** Begin Dataset excerpt **
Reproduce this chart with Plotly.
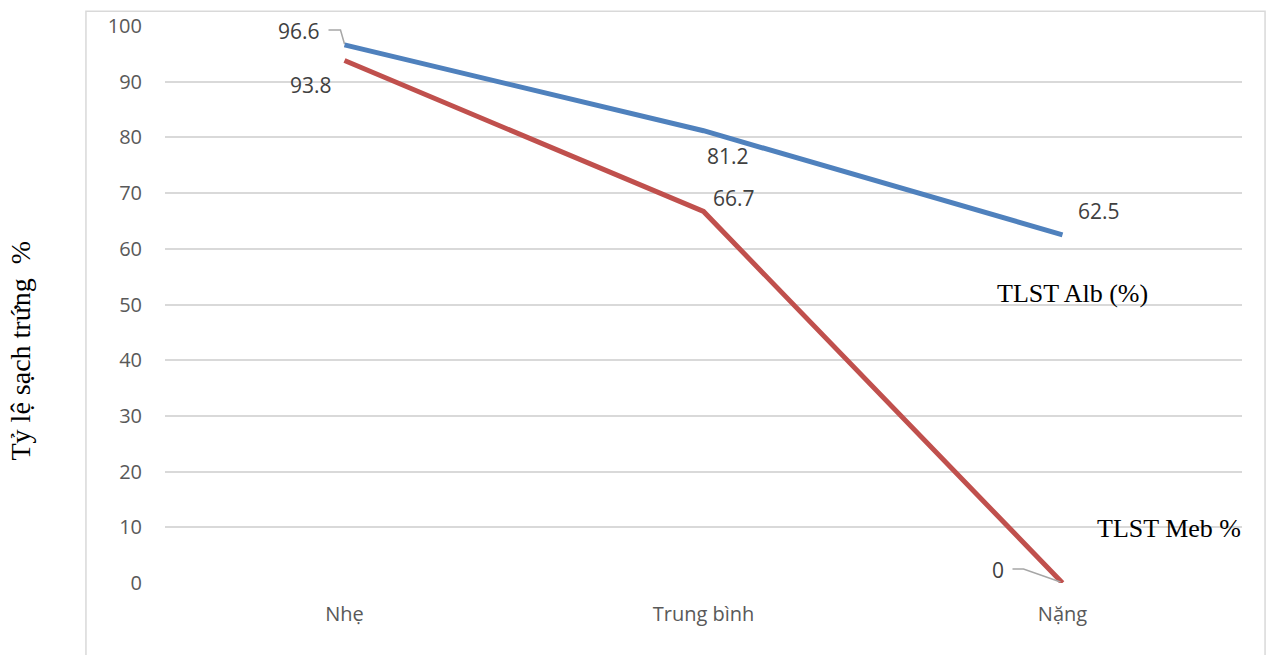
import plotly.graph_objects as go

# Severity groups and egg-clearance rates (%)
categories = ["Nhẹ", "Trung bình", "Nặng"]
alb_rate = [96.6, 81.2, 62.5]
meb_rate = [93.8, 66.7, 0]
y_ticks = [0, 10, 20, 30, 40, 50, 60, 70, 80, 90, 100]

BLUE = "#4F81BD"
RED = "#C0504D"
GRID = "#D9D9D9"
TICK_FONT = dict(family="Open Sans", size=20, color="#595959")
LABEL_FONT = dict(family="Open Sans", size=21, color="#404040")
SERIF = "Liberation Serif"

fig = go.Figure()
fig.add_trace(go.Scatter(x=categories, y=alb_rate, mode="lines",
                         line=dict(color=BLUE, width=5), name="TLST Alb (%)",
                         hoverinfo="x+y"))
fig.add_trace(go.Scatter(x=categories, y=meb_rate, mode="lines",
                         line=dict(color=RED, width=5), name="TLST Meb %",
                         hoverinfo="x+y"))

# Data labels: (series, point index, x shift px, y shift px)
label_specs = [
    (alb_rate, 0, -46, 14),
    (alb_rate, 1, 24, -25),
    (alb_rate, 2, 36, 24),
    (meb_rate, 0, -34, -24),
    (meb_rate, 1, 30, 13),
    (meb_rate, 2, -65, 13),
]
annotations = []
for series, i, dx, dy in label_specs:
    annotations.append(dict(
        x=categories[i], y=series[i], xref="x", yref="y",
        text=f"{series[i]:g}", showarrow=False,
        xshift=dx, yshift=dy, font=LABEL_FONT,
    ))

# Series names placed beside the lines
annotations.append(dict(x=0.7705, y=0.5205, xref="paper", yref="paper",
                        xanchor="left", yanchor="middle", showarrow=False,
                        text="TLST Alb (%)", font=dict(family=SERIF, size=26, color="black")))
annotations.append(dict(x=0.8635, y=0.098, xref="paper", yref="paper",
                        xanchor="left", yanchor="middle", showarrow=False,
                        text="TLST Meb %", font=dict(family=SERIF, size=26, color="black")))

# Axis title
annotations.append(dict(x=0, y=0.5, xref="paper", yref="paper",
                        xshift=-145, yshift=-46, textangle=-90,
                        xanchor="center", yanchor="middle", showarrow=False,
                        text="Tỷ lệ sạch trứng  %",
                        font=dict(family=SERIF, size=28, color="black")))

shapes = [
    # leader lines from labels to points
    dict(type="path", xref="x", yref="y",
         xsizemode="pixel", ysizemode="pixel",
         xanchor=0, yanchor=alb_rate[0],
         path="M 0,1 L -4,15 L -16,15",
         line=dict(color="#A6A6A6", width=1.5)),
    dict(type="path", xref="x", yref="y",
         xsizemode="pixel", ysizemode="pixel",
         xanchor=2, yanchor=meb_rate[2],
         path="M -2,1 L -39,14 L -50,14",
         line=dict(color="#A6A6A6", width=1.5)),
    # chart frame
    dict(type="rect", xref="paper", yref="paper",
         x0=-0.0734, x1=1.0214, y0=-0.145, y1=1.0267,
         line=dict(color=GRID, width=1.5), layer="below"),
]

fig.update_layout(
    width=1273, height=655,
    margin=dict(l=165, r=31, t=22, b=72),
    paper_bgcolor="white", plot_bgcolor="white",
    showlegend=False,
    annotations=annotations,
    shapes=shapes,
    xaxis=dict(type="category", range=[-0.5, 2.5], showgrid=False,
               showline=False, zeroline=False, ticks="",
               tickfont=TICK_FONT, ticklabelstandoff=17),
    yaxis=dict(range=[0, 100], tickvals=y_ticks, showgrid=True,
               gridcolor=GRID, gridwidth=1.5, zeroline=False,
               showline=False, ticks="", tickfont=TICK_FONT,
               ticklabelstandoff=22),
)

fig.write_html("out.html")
** End Dataset excerpt **
> _Task details_
Take the listing above and print it exactly, apart from the pictures.

> _Written solution_
Reproduce this chart with Plotly.
import plotly.graph_objects as go

# Severity groups and egg-clearance rates (%)
categories = ["Nhẹ", "Trung bình", "Nặng"]
alb_rate = [96.6, 81.2, 62.5]
meb_rate = [93.8, 66.7, 0]
y_ticks = [0, 10, 20, 30, 40, 50, 60, 70, 80, 90, 100]

BLUE = "#4F81BD"
RED = "#C0504D"
GRID = "#D9D9D9"
TICK_FONT = dict(family="Open Sans", size=20, color="#595959")
LABEL_FONT = dict(family="Open Sans", size=21, color="#404040")
SERIF = "Liberation Serif"

fig = go.Figure()
fig.add_trace(go.Scatter(x=categories, y=alb_rate, mode="lines",
                         line=dict(color=BLUE, width=5), name="TLST Alb (%)",
                         hoverinfo="x+y"))
fig.add_trace(go.Scatter(x=categories, y=meb_rate, mode="lines",
                         line=dict(color=RED, width=5), name="TLST Meb %",
                         hoverinfo="x+y"))

# Data labels: (series, point index, x shift px, y shift px)
label_specs = [
    (alb_rate, 0, -46, 14),
    (alb_rate, 1, 24, -25),
    (alb_rate, 2, 36, 24),
    (meb_rate, 0, -34, -24),
    (meb_rate, 1, 30, 13),
    (meb_rate, 2, -65, 13),
]
annotations = []
for series, i, dx, dy in label_specs:
    annotations.append(dict(
        x=categories[i], y=series[i], xref="x", yref="y",
        text=f"{series[i]:g}", showarrow=False,
        xshift=dx, yshift=dy, font=LABEL_FONT,
    ))

# Series names placed beside the lines
annotations.append(dict(x=0.7705, y=0.5205, xref="paper", yref="paper",
                        xanchor="left", yanchor="middle", showarrow=False,
                        text="TLST Alb (%)", font=dict(family=SERIF, size=26, color="black")))
annotations.append(dict(x=0.8635, y=0.098, xref="paper", yref="paper",
                        xanchor="left", yanchor="middle", showarrow=False,
                        text="TLST Meb %", font=dict(family=SERIF, size=26, color="black")))

# Axis title
annotations.append(dict(x=0, y=0.5, xref="paper", yref="paper",
                        xshift=-145, yshift=-46, textangle=-90,
                        xanchor="center", yanchor="middle", showarrow=False,
                        text="Tỷ lệ sạch trứng  %",
                        font=dict(family=SERIF, size=28, color="black")))

shapes = [
    # leader lines from labels to points
    dict(type="path", xref="x", yref="y",
         xsizemode="pixel", ysizemode="pixel",
         xanchor=0, yanchor=alb_rate[0],
         path="M 0,1 L -4,15 L -16,15",
         line=dict(color="#A6A6A6", width=1.5)),
    dict(type="path", xref="x", yref="y",
         xsizemode="pixel", ysizemode="pixel",
         xanchor=2, yanchor=meb_rate[2],
         path="M -2,1 L -39,14 L -50,14",
         line=dict(color="#A6A6A6", width=1.5)),
    # chart frame
    dict(type="rect", xref="paper", yref="paper",
         x0=-0.0734, x1=1.0214, y0=-0.145, y1=1.0267,
         line=dict(color=GRID, width=1.5), layer="below"),
]

fig.update_layout(
    width=1273, height=655,
    margin=dict(l=165, r=31, t=22, b=72),
    paper_bgcolor="white", plot_bgcolor="white",
    showlegend=False,
    annotations=annotations,
    shapes=shapes,
    xaxis=dict(type="category", range=[-0.5, 2.5], showgrid=False,
               showline=False, zeroline=False, ticks="",
               tickfont=TICK_FONT, ticklabelstandoff=17),
    yaxis=dict(range=[0, 100], tickvals=y_ticks, showgrid=True,
               gridcolor=GRID, gridwidth=1.5, zeroline=False,
               showline=False, ticks="", tickfont=TICK_FONT,
               ticklabelstandoff=22),
)

fig.write_html("out.html")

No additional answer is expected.